* What is needed *
Repeat every line exactly, keeping the pictures out of the copy.

— start Information supplied —

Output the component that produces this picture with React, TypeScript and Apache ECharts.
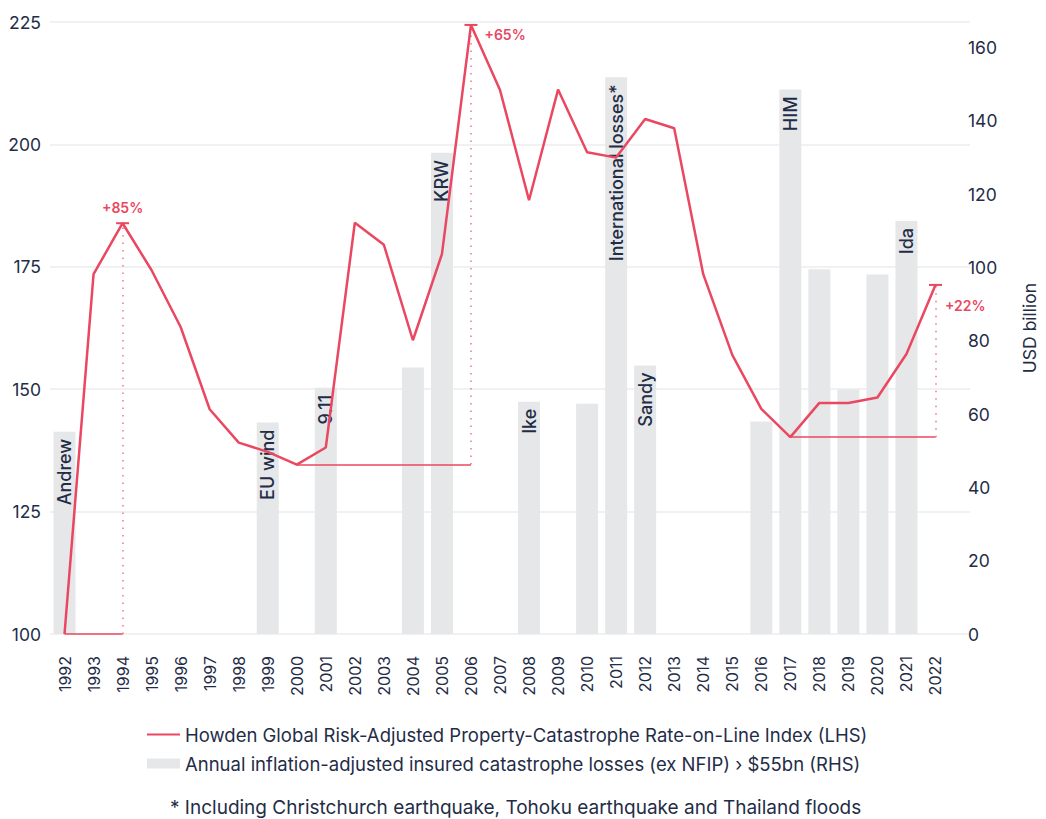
import React, { useEffect, useRef } from "react";
import * as echarts from "echarts";

const years = [
  "1992", "1993", "1994", "1995", "1996", "1997", "1998", "1999", "2000", "2001",
  "2002", "2003", "2004", "2005", "2006", "2007", "2008", "2009", "2010", "2011",
  "2012", "2013", "2014", "2015", "2016", "2017", "2018", "2019", "2020", "2021", "2022",
];

const rateIndex = [
  100, 173.5, 183.9, 174.3, 162.7, 145.9, 139.1, 137.2, 134.6, 138.1,
  184, 179.5, 160, 177.6, 224.4, 211.1, 188.6, 211.2, 198.4, 197.3,
  205.2, 203.3, 173.5, 157, 146, 140.2, 147.2, 147.2, 148.3, 157.2, 171.3,
];

const losses = [
  55.2, null, null, null, null, null, null, 57.7, null, 67.2,
  null, null, 72.7, 131.3, null, null, 63.4, null, 62.8, 151.9,
  73.3, null, null, null, 58, 148.6, 99.5, 66.7, 98.1, 112.7, null,
];

const eventYears = ["1992", "1999", "2001", "2005", "2008", "2011", "2012", "2017", "2021"];
const eventNames = ["Andrew", "EU wind", "9.11", "KRW", "Ike", "International losses*", "Sandy", "HIM", "Ida"];

const changeStartYears = ["1992", "2000", "2017"];
const changeEndYears = ["1994", "2006", "2022"];
const changeLabels = ["+85%", "+65%", "+22%"];

const leftMin = 100;
const leftMax = 225;
const leftStep = 25;
const rightMin = 0;
const rightMax = 167;
const rightStep = 20;

const lineName = "Howden Global Risk-Adjusted Property-Catastrophe Rate-on-Line Index (LHS)";
const barName = "Annual inflation-adjusted insured catastrophe losses (ex NFIP) \u203a $55bn (RHS)";
const footnote = "* Including Christchurch earthquake, Tohoku earthquake and Thailand floods";

const RED = "#ea4760";
const RED_LIGHT = "rgba(234,71,96,0.75)";
const DARK = "#1f2d47";
const FONT = "Inter, 'Noto Sans', sans-serif";

export default function App() {
  const ref = useRef<HTMLDivElement>(null);

  useEffect(() => {
    if (!ref.current) return;
    const chart = echarts.init(ref.current, null, { renderer: "svg" });

    const barData = losses.map((v, i) => {
      const k = eventYears.indexOf(years[i]);
      if (k < 0) return v;
      return {
        value: v,
        label: {
          show: true,
          formatter: eventNames[k],
        },
      };
    });

    const markLines: any[] = [];
    const markPoints: any[] = [];
    const labelCfg = [
      { position: "top", distance: 8, offset: [0, 0] },
      { position: "right", distance: 7, offset: [0, 10] },
      { position: "right", distance: 3, offset: [0, 21] },
    ];
    changeStartYears.forEach((s, i) => {
      const si = years.indexOf(s);
      const ei = years.indexOf(changeEndYears[i]);
      const base = rateIndex[si];
      const peak = rateIndex[ei];
      markLines.push([
        { coord: [si, base], lineStyle: { color: RED_LIGHT, width: 2, type: "solid" } },
        { coord: [ei, base] },
      ]);
      markLines.push([
        { coord: [ei, base], lineStyle: { color: RED_LIGHT, width: 1.5, type: [1.5, 6] } },
        { coord: [ei, peak] },
      ]);
      markPoints.push({
        coord: [ei, peak],
        symbol: "rect",
        symbolSize: [13, 2],
        itemStyle: { color: RED },
        label: {
          show: true,
          formatter: changeLabels[i],
          position: labelCfg[i].position,
          distance: labelCfg[i].distance,
          offset: labelCfg[i].offset,
          color: RED,
          fontSize: 14,
          fontWeight: 600,
          fontFamily: FONT,
        },
      });
    });

    chart.setOption({
      animation: false,
      textStyle: { fontFamily: FONT },
      title: {
        text: footnote,
        left: 165,
        top: 793,
        textStyle: { fontSize: 19, fontWeight: "normal", color: DARK, fontFamily: FONT },
      },
      legend: {
        orient: "vertical",
        left: 141,
        top: 720,
        itemWidth: 33,
        itemHeight: 10,
        itemGap: 10,
        textStyle: { fontSize: 18.5, color: DARK, fontFamily: FONT },
        data: [
          { name: lineName, itemStyle: { opacity: 0 } },
          { name: barName, icon: "rect" },
        ],
      },
      grid: [
        { left: 50, width: 912, top: 22, height: 612, containLabel: false },
        { left: 50, width: 920, top: 22, height: 612, containLabel: false },
      ],
      xAxis: [
        {
          type: "category",
          gridIndex: 0,
          data: years,
          axisLine: { show: false },
          axisTick: { show: false },
          axisLabel: { rotate: 90, fontSize: 16, color: DARK, margin: 22, fontFamily: FONT },
        },
        {
          type: "value",
          gridIndex: 1,
          min: 0,
          max: 1,
          show: false,
        },
      ],
      yAxis: [
        {
          type: "value",
          gridIndex: 0,
          min: leftMin,
          max: leftMax,
          interval: leftStep,
          axisLine: { show: false },
          axisTick: { show: false },
          axisLabel: { fontSize: 17.5, color: DARK, margin: 9, fontFamily: FONT },
          splitLine: { show: false },
        },
        {
          type: "value",
          gridIndex: 0,
          min: rightMin,
          max: rightMax,
          interval: rightStep,
          position: "right",
          name: "USD billion",
          nameLocation: "middle",
          nameRotate: 90,
          nameGap: 70,
          nameTextStyle: { fontSize: 17.5, color: DARK, fontFamily: FONT },
          axisLine: { show: false },
          axisTick: { show: false },
          axisLabel: { fontSize: 17.5, color: DARK, margin: 18, showMaxLabel: false, fontFamily: FONT },
          splitLine: { show: false },
        },
        {
          type: "value",
          gridIndex: 1,
          min: leftMin,
          max: leftMax,
          interval: leftStep,
          axisLine: { show: false },
          axisTick: { show: false },
          axisLabel: { show: false },
          splitLine: { show: true, lineStyle: { color: "#ececec", width: 1.5 } },
          z: 0,
        },
      ],
      series: [
        {
          name: barName,
          type: "bar",
          xAxisIndex: 0,
          yAxisIndex: 1,
          data: barData,
          barWidth: 22,
          itemStyle: { color: "#e6e7e9" },
          z: 1,
          label: {
            show: false,
            position: "insideTop",
            rotate: 90,
            align: "right",
            verticalAlign: "middle",
            distance: 7,
            fontSize: 18,
            fontWeight: 500,
            color: DARK,
            fontFamily: FONT,
          },
        },
        {
          name: lineName,
          type: "line",
          xAxisIndex: 0,
          yAxisIndex: 0,
          data: rateIndex,
          symbol: "none",
          z: 3,
          lineStyle: { color: RED, width: 2.5 },
          itemStyle: { color: RED },
          markLine: {
            silent: true,
            symbol: ["none", "none"],
            label: { show: false },
            data: markLines,
          },
          markPoint: {
            silent: true,
            data: markPoints,
          },
        },
      ],
    });

    return () => chart.dispose();
  }, []);

  return (
    <div
      ref={ref}
      style={{ position: "absolute", left: 0, top: 0, width: 1046, height: 819, background: "#fff" }}
    />
  );
}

— end Information supplied —

* Response to this exercise *
Output the component that produces this picture with React, TypeScript and Apache ECharts.
import React, { useEffect, useRef } from "react";
import * as echarts from "echarts";

const years = [
  "1992", "1993", "1994", "1995", "1996", "1997", "1998", "1999", "2000", "2001",
  "2002", "2003", "2004", "2005", "2006", "2007", "2008", "2009", "2010", "2011",
  "2012", "2013", "2014", "2015", "2016", "2017", "2018", "2019", "2020", "2021", "2022",
];

const rateIndex = [
  100, 173.5, 183.9, 174.3, 162.7, 145.9, 139.1, 137.2, 134.6, 138.1,
  184, 179.5, 160, 177.6, 224.4, 211.1, 188.6, 211.2, 198.4, 197.3,
  205.2, 203.3, 173.5, 157, 146, 140.2, 147.2, 147.2, 148.3, 157.2, 171.3,
];

const losses = [
  55.2, null, null, null, null, null, null, 57.7, null, 67.2,
  null, null, 72.7, 131.3, null, null, 63.4, null, 62.8, 151.9,
  73.3, null, null, null, 58, 148.6, 99.5, 66.7, 98.1, 112.7, null,
];

const eventYears = ["1992", "1999", "2001", "2005", "2008", "2011", "2012", "2017", "2021"];
const eventNames = ["Andrew", "EU wind", "9.11", "KRW", "Ike", "International losses*", "Sandy", "HIM", "Ida"];

const changeStartYears = ["1992", "2000", "2017"];
const changeEndYears = ["1994", "2006", "2022"];
const changeLabels = ["+85%", "+65%", "+22%"];

const leftMin = 100;
const leftMax = 225;
const leftStep = 25;
const rightMin = 0;
const rightMax = 167;
const rightStep = 20;

const lineName = "Howden Global Risk-Adjusted Property-Catastrophe Rate-on-Line Index (LHS)";
const barName = "Annual inflation-adjusted insured catastrophe losses (ex NFIP) \u203a $55bn (RHS)";
const footnote = "* Including Christchurch earthquake, Tohoku earthquake and Thailand floods";

const RED = "#ea4760";
const RED_LIGHT = "rgba(234,71,96,0.75)";
const DARK = "#1f2d47";
const FONT = "Inter, 'Noto Sans', sans-serif";

export default function App() {
  const ref = useRef<HTMLDivElement>(null);

  useEffect(() => {
    if (!ref.current) return;
    const chart = echarts.init(ref.current, null, { renderer: "svg" });

    const barData = losses.map((v, i) => {
      const k = eventYears.indexOf(years[i]);
      if (k < 0) return v;
      return {
        value: v,
        label: {
          show: true,
          formatter: eventNames[k],
        },
      };
    });

    const markLines: any[] = [];
    const markPoints: any[] = [];
    const labelCfg = [
      { position: "top", distance: 8, offset: [0, 0] },
      { position: "right", distance: 7, offset: [0, 10] },
      { position: "right", distance: 3, offset: [0, 21] },
    ];
    changeStartYears.forEach((s, i) => {
      const si = years.indexOf(s);
      const ei = years.indexOf(changeEndYears[i]);
      const base = rateIndex[si];
      const peak = rateIndex[ei];
      markLines.push([
        { coord: [si, base], lineStyle: { color: RED_LIGHT, width: 2, type: "solid" } },
        { coord: [ei, base] },
      ]);
      markLines.push([
        { coord: [ei, base], lineStyle: { color: RED_LIGHT, width: 1.5, type: [1.5, 6] } },
        { coord: [ei, peak] },
      ]);
      markPoints.push({
        coord: [ei, peak],
        symbol: "rect",
        symbolSize: [13, 2],
        itemStyle: { color: RED },
        label: {
          show: true,
          formatter: changeLabels[i],
          position: labelCfg[i].position,
          distance: labelCfg[i].distance,
          offset: labelCfg[i].offset,
          color: RED,
          fontSize: 14,
          fontWeight: 600,
          fontFamily: FONT,
        },
      });
    });

    chart.setOption({
      animation: false,
      textStyle: { fontFamily: FONT },
      title: {
        text: footnote,
        left: 165,
        top: 793,
        textStyle: { fontSize: 19, fontWeight: "normal", color: DARK, fontFamily: FONT },
      },
      legend: {
        orient: "vertical",
        left: 141,
        top: 720,
        itemWidth: 33,
        itemHeight: 10,
        itemGap: 10,
        textStyle: { fontSize: 18.5, color: DARK, fontFamily: FONT },
        data: [
          { name: lineName, itemStyle: { opacity: 0 } },
          { name: barName, icon: "rect" },
        ],
      },
      grid: [
        { left: 50, width: 912, top: 22, height: 612, containLabel: false },
        { left: 50, width: 920, top: 22, height: 612, containLabel: false },
      ],
      xAxis: [
        {
          type: "category",
          gridIndex: 0,
          data: years,
          axisLine: { show: false },
          axisTick: { show: false },
          axisLabel: { rotate: 90, fontSize: 16, color: DARK, margin: 22, fontFamily: FONT },
        },
        {
          type: "value",
          gridIndex: 1,
          min: 0,
          max: 1,
          show: false,
        },
      ],
      yAxis: [
        {
          type: "value",
          gridIndex: 0,
          min: leftMin,
          max: leftMax,
          interval: leftStep,
          axisLine: { show: false },
          axisTick: { show: false },
          axisLabel: { fontSize: 17.5, color: DARK, margin: 9, fontFamily: FONT },
          splitLine: { show: false },
        },
        {
          type: "value",
          gridIndex: 0,
          min: rightMin,
          max: rightMax,
          interval: rightStep,
          position: "right",
          name: "USD billion",
          nameLocation: "middle",
          nameRotate: 90,
          nameGap: 70,
          nameTextStyle: { fontSize: 17.5, color: DARK, fontFamily: FONT },
          axisLine: { show: false },
          axisTick: { show: false },
          axisLabel: { fontSize: 17.5, color: DARK, margin: 18, showMaxLabel: false, fontFamily: FONT },
          splitLine: { show: false },
        },
        {
          type: "value",
          gridIndex: 1,
          min: leftMin,
          max: leftMax,
          interval: leftStep,
          axisLine: { show: false },
          axisTick: { show: false },
          axisLabel: { show: false },
          splitLine: { show: true, lineStyle: { color: "#ececec", width: 1.5 } },
          z: 0,
        },
      ],
      series: [
        {
          name: barName,
          type: "bar",
          xAxisIndex: 0,
          yAxisIndex: 1,
          data: barData,
          barWidth: 22,
          itemStyle: { color: "#e6e7e9" },
          z: 1,
          label: {
            show: false,
            position: "insideTop",
            rotate: 90,
            align: "right",
            verticalAlign: "middle",
            distance: 7,
            fontSize: 18,
            fontWeight: 500,
            color: DARK,
            fontFamily: FONT,
          },
        },
        {
          name: lineName,
          type: "line",
          xAxisIndex: 0,
          yAxisIndex: 0,
          data: rateIndex,
          symbol: "none",
          z: 3,
          lineStyle: { color: RED, width: 2.5 },
          itemStyle: { color: RED },
          markLine: {
            silent: true,
            symbol: ["none", "none"],
            label: { show: false },
            data: markLines,
          },
          markPoint: {
            silent: true,
            data: markPoints,
          },
        },
      ],
    });

    return () => chart.dispose();
  }, []);

  return (
    <div
      ref={ref}
      style={{ position: "absolute", left: 0, top: 0, width: 1046, height: 819, background: "#fff" }}
    />
  );
}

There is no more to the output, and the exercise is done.